Karanjawala ZE, Hsieh CL, Lieber MR. Overexpression of Cu/Zn superoxide dismutase is lethal for mice lacking double-strand break repair. DNA Repair (Amst). 2003;2(3):285-94.
The non-homologous DNA end joining (NHEJ) pathway is a major double-strand DNA break repair pathway in cells of multicellular eukaryotes. Ku is a heterodimeric protein consisting of Ku70 and Ku86, and it is thought to be the first component to bind to a broken double-strand DNA end. Mice lacking Ku86 show features of premature aging, live about 6-12 months, and show a characteristic loss of neurons in the central nervous system during development. Cells from mice lacking Ku have increased numbers of chromosome breaks, a significant fraction of which are caused by oxidative metabolism. Overexpression of the cytoplasmic Cu/Zn superoxide dismutase (SOD1) from a transgene is known to increase the number of chromosome breaks in primary cells (presumably by increasing reactive oxygen species). Here we show that SOD1 overexpression in a Ku86-/- mouse results in embryonic lethality. This striking effect is, however, subject to a strain-specific modifier.
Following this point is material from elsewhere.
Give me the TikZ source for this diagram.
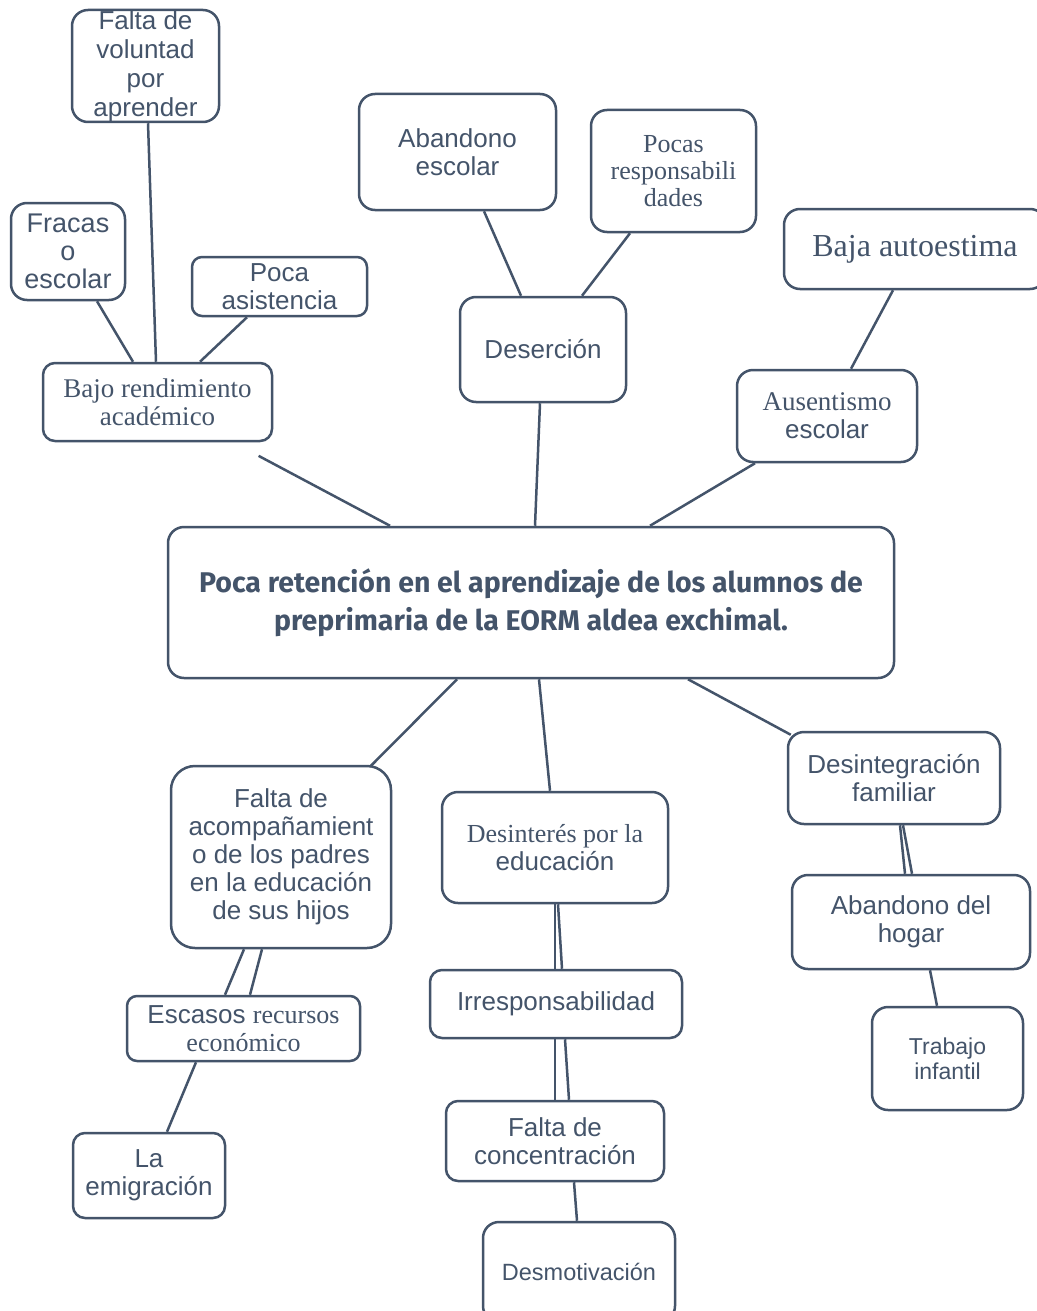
\documentclass[tikz,border=0pt]{standalone}
\usepackage{fontspec}
\setmainfont{Liberation Sans}
\newfontfamily\serifo{Liberation Serif}
\newfontfamily\titulo{Fira Sans}
\definecolor{gristexto}{HTML}{44546A}
\tikzset{
  caja/.style={draw=gristexto, line width=2.5pt, rounded corners=16pt, inner sep=0pt,
    align=center, text=gristexto, font=\fontsize{26}{28}\selectfont},
  linea/.style={draw=gristexto, line width=2.5pt},
}
\begin{document}
\begin{tikzpicture}[x=1pt,y=-1pt]
  \path[use as bounding box, fill=white] (0,0) rectangle (1036,1311);
%%
  % Node: centro
  \node[caja, minimum width=726pt, minimum height=151pt, font=\titulo\bfseries\fontsize{28.5}{38}\selectfont]
    (centro) at (531,602.5) {Poca retención en el aprendizaje de los alumnos de\\preprimaria de la EORM aldea exchimal.};
  % Node: Bajo rendimiento
  \node[caja, minimum width=229pt, minimum height=78pt, rounded corners=12pt, font=\serifo\fontsize{27}{28}\selectfont]
    (bajo) at (157.5,402) {Bajo rendimiento\\académico};
  \node[caja, minimum width=147pt, minimum height=112pt, font=\fontsize{26}{29}\selectfont]
    (voluntad) at (145.5,66) {Falta de\\voluntad\\por\\aprender};
  \node[caja, minimum width=114pt, minimum height=97pt, font=\fontsize{27}{28}\selectfont]
    (fracaso) at (68,251.5) {Fracas\\o\\escolar};
  \node[caja, minimum width=175pt, minimum height=59pt, rounded corners=10pt]
    (asistencia) at (279.5,286.5) {Poca\\asistencia};
  % Node: Deserción
  \node[caja, minimum width=166pt, minimum height=105pt] (desercion) at (543,349.5) {Deserción};
  \node[caja, minimum width=197pt, minimum height=116pt] (abandonoesc) at (457.5,152) {Abandono\\escolar};
  \node[caja, minimum width=165pt, minimum height=122pt, font=\serifo\fontsize{26}{27}\selectfont]
    (pocas) at (673.5,171) {Pocas\\responsabili\\dades};
  % Node: Ausentismo
  \node[caja, minimum width=180pt, minimum height=92pt] (ausentismo) at (827,416)
    {{\serifo\fontsize{27}{28}\selectfont Ausentismo}\\escolar};
  \node[caja, minimum width=262pt, minimum height=80pt, font=\serifo\fontsize{32}{34}\selectfont]
    (autoestima) at (915,249) {Baja autoestima};
  % Node: Falta de acompañamiento
  \node[caja, minimum width=220pt, minimum height=182pt, rounded corners=24pt]
    (acomp) at (281,857) {Falta de\\acompañamient\\o de los padres\\en la educación\\de sus hijos};
  \node[caja, minimum width=233pt, minimum height=65pt, rounded corners=10pt]
    (escasos) at (243.5,1028.5) {Escasos {\serifo recursos}\\{\serifo económico}};
  \node[caja, minimum width=152pt, minimum height=85pt, rounded corners=12pt]
    (emigracion) at (149,1175.5) {La\\emigración};
  % Node: Desinterés
  \node[caja, minimum width=226pt, minimum height=111pt] (desinteres) at (555,847.5)
    {{\serifo Desinterés por la}\\educación};
  \node[caja, minimum width=252pt, minimum height=68pt, rounded corners=12pt]
    (irresp) at (556,1004) {Irresponsabilidad};
  \node[caja, minimum width=218pt, minimum height=80pt, rounded corners=12pt]
    (concentr) at (555,1141) {Falta de\\concentración};
  \node[caja, minimum width=192pt, minimum height=100pt, font=\fontsize{23.5}{26}\selectfont]
    (desmotiv) at (579,1272) {Desmotivación};
  % Node: Desintegración familiar
  \node[caja, minimum width=212pt, minimum height=92pt] (desintegr) at (894,778) {Desintegración\\familiar};
  \node[caja, minimum width=238pt, minimum height=94pt] (hogar) at (911,922) {Abandono del\\hogar};
  \node[caja, minimum width=151pt, minimum height=103pt, font=\fontsize{23}{25}\selectfont]
    (trabajo) at (947.5,1058.5) {Trabajo\\infantil};
%%
  % Edge: voluntad, fracaso, asistencia -> bajo
  \draw[linea] ([xshift=2.5pt]voluntad.south) -- ([xshift=-1.5pt]bajo.north);
  \draw[linea] ([xshift=29pt]fracaso.south) -- ([xshift=-24.5pt]bajo.north);
  \draw[linea] ([xshift=-32.5pt]asistencia.south) -- ([xshift=42.5pt]bajo.north);
  % Edge: bajo -> centro
  \draw[linea, shorten <=29pt] (bajo) -- ([xshift=-141pt]centro.north);
  % Edge: abandonoesc, pocas -> desercion -> centro
  \draw[linea] ([xshift=26.5pt]abandonoesc.south) -- ([xshift=-22pt]desercion.north);
  \draw[linea] ([xshift=-43.5pt]pocas.south) -- ([xshift=39pt]desercion.north);
  \draw[linea] ([xshift=-3pt]desercion.south) -- ([xshift=4pt]centro.north);
  % Edge: autoestima -> ausentismo -> centro
  \draw[linea] ([xshift=-22pt]autoestima.south) -- ([xshift=24pt]ausentismo.north);
  \draw[linea] ([xshift=-72pt]ausentismo.south) -- ([xshift=119pt]centro.north);
  % Edge: centro -> acomp, desinteres, desintegr
  \draw[linea] ([xshift=-74pt]centro.south) -- ([xshift=89pt,yshift=-2pt]acomp.north);
  \draw[linea] ([xshift=8pt]centro.south) -- ([xshift=-5pt]desinteres.north);
  \draw[linea] ([xshift=157pt]centro.south) -- ([xshift=4pt,yshift=-4pt]desintegr.north west);
  % Edge: acomp -> escasos -> emigracion
  \draw[linea] ([xshift=-37pt]acomp.south) -- ([xshift=-18.5pt]escasos.north);
  \draw[linea] ([xshift=-19pt]acomp.south) -- ([xshift=6.5pt]escasos.north);
  \draw[linea] ([xshift=-47.5pt]escasos.south) -- ([xshift=18pt]emigracion.north);
  % Edge: desinteres -> irresp -> concentr -> desmotiv
  \draw[linea] (desinteres.south) -- ([xshift=-1pt]irresp.north);
  \draw[linea] ([xshift=3pt]desinteres.south) -- ([xshift=6pt]irresp.north);
  \draw[linea] ([xshift=-1pt]irresp.south) -- (concentr.north);
  \draw[linea] ([xshift=9pt]irresp.south) -- ([xshift=14pt]concentr.north);
  \draw[linea] ([xshift=19pt]concentr.south) -- ([xshift=-2pt]desmotiv.north);
  % Edge: desintegr -> hogar -> trabajo
  \draw[linea] ([xshift=6pt]desintegr.south) -- ([xshift=-6pt]hogar.north);
  \draw[linea] ([xshift=9pt]desintegr.south) -- ([xshift=1pt]hogar.north);
  \draw[linea] ([xshift=19pt]hogar.south) -- ([xshift=-10.5pt]trabajo.north);
%
\end{tikzpicture}
\end{document}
Genome-wide marker analysis is most consistent with the modifier being on mouse chromosome 13. Analysis of 10 markers on chromosome 13 suggests that the modifier is within the same region as a modifier of the murine amyotropic lateral sclerosis (ALS) phenotype when it is caused by overexpression of a mutant form of SOD1. Based on these results, we propose a model in which oxidative metabolism causes chromosome breaks, leading to neuronal death; and this neuronal death may account for that seen in NHEJ mutant animals and in mammals with SOD1-mediated ALS.